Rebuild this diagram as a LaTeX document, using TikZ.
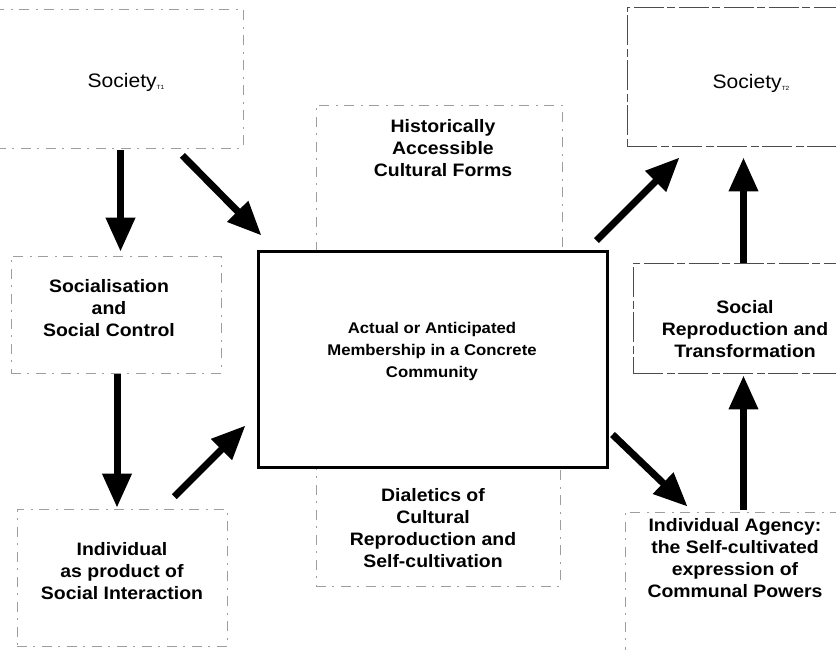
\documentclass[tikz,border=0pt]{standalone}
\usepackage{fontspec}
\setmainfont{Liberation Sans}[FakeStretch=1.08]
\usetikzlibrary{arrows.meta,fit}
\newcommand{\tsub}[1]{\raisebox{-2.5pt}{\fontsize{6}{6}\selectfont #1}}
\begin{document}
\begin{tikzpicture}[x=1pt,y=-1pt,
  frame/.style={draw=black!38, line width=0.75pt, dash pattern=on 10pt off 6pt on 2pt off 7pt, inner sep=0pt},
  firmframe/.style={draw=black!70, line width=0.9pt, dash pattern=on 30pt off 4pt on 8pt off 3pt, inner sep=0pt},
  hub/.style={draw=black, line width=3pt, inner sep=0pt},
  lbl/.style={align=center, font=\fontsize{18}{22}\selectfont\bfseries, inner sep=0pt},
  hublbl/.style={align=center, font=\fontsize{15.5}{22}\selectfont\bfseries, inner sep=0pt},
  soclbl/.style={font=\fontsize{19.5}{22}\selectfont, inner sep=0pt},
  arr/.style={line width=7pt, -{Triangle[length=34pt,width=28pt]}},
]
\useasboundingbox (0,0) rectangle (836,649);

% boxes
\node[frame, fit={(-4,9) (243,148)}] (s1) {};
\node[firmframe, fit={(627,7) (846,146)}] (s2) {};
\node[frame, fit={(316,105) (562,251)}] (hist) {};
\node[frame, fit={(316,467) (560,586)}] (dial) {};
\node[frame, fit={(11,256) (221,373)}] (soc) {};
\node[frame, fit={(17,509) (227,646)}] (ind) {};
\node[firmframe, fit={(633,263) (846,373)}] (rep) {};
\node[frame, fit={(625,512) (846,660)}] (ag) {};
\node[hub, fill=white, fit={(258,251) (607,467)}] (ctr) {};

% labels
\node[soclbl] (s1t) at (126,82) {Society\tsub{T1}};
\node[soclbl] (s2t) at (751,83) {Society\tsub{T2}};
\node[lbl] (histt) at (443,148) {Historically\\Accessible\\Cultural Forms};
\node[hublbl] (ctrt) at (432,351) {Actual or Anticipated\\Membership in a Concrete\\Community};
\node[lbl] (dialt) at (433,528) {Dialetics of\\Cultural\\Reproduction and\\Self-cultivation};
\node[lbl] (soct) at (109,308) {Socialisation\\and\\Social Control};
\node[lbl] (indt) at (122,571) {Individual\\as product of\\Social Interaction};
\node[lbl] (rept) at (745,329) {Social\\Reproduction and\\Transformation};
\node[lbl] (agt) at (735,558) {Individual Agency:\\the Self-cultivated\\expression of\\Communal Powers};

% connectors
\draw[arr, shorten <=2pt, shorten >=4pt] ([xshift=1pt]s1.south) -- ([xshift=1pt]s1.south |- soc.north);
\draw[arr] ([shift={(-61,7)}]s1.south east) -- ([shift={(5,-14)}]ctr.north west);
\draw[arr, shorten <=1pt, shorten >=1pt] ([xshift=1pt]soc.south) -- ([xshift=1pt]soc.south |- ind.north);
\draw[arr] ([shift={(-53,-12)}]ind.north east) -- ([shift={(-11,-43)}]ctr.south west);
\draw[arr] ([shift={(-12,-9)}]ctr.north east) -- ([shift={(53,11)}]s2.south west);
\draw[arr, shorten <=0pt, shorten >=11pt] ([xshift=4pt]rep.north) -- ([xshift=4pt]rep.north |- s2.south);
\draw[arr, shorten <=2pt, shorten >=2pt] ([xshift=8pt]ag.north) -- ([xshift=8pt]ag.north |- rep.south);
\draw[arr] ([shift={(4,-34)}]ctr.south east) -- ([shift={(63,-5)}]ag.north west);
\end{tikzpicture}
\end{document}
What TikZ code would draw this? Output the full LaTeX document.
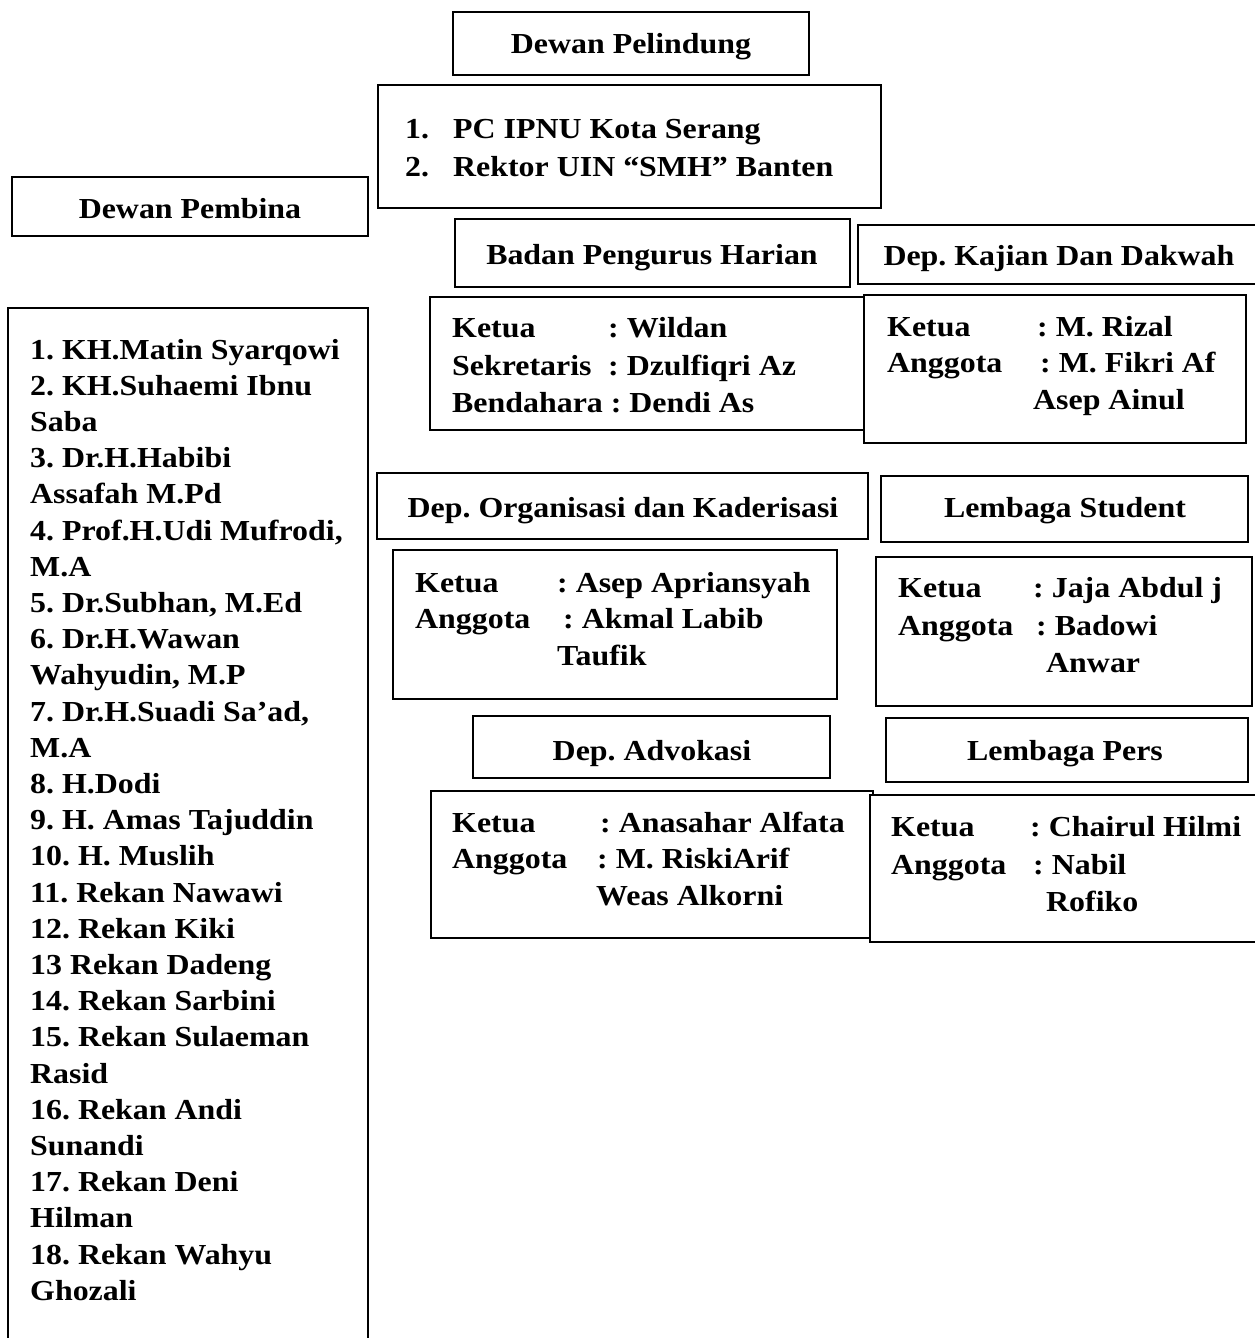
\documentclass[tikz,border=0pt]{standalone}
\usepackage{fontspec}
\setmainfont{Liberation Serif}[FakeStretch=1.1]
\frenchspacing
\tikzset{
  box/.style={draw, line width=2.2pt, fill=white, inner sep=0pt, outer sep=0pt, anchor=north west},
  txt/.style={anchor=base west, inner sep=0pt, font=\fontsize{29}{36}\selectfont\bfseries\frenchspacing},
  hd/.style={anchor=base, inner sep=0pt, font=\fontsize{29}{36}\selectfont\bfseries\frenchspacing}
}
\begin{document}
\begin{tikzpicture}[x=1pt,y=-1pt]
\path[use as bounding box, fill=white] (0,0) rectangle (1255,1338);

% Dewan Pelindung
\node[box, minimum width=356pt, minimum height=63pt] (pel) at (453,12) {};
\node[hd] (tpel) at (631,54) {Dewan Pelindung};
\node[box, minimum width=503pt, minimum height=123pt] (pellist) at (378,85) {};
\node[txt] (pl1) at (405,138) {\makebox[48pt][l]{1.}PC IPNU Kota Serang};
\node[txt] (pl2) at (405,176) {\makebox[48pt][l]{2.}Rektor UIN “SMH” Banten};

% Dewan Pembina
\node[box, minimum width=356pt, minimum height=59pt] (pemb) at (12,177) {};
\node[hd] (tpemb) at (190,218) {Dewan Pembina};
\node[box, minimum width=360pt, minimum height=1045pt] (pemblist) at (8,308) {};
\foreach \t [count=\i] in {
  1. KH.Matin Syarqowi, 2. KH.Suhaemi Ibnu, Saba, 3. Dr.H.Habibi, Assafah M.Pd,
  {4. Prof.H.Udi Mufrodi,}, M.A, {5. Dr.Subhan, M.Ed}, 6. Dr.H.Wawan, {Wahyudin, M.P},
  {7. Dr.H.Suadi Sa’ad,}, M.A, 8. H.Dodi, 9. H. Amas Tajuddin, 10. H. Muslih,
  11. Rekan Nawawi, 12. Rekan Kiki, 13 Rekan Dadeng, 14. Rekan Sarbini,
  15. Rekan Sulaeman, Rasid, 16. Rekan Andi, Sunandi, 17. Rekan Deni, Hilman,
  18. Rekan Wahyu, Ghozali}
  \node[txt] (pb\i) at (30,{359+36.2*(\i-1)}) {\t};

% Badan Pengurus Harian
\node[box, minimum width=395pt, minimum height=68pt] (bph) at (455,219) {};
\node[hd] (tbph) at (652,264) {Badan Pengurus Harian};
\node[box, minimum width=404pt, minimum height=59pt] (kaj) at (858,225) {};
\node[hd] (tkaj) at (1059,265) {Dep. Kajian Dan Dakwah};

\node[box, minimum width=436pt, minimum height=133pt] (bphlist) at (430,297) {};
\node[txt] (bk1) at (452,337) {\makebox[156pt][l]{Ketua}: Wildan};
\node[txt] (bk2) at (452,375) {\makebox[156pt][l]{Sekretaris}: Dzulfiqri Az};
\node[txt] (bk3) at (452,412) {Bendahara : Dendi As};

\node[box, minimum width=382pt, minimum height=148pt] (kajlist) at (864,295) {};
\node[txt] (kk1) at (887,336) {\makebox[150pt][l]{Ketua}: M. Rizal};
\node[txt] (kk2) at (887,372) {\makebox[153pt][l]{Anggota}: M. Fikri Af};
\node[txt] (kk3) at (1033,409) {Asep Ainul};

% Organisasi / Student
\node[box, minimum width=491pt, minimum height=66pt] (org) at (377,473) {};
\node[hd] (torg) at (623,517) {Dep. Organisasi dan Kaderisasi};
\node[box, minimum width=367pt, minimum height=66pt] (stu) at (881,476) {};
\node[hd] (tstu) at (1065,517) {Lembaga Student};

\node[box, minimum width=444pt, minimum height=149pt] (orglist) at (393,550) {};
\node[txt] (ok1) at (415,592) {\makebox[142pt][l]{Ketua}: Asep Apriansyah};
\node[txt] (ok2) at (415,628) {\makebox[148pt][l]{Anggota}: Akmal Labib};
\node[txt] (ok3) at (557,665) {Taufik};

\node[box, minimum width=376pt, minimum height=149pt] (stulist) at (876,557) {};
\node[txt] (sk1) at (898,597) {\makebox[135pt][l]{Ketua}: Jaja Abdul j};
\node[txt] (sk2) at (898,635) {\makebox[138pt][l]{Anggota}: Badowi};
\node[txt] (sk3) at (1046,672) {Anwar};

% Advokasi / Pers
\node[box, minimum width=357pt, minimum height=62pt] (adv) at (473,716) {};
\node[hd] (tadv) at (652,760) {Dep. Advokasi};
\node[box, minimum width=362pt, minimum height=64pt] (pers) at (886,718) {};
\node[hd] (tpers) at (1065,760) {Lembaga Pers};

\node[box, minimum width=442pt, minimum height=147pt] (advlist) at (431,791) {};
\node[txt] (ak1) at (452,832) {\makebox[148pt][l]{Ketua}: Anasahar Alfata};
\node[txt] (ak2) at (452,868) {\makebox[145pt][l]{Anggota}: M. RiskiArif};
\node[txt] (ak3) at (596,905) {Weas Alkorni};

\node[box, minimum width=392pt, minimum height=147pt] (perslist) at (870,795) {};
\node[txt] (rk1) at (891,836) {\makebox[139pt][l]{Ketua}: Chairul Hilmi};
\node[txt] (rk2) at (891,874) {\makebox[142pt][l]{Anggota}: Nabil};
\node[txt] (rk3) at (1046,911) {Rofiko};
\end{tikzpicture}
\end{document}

§ **What the task asks**: Take every line that includes the string "LaTeX" and copy it.

§ **Expected answer**:
Rebuild this diagram as a LaTeX document, using TikZ.
What TikZ code would draw this? Output the full LaTeX document.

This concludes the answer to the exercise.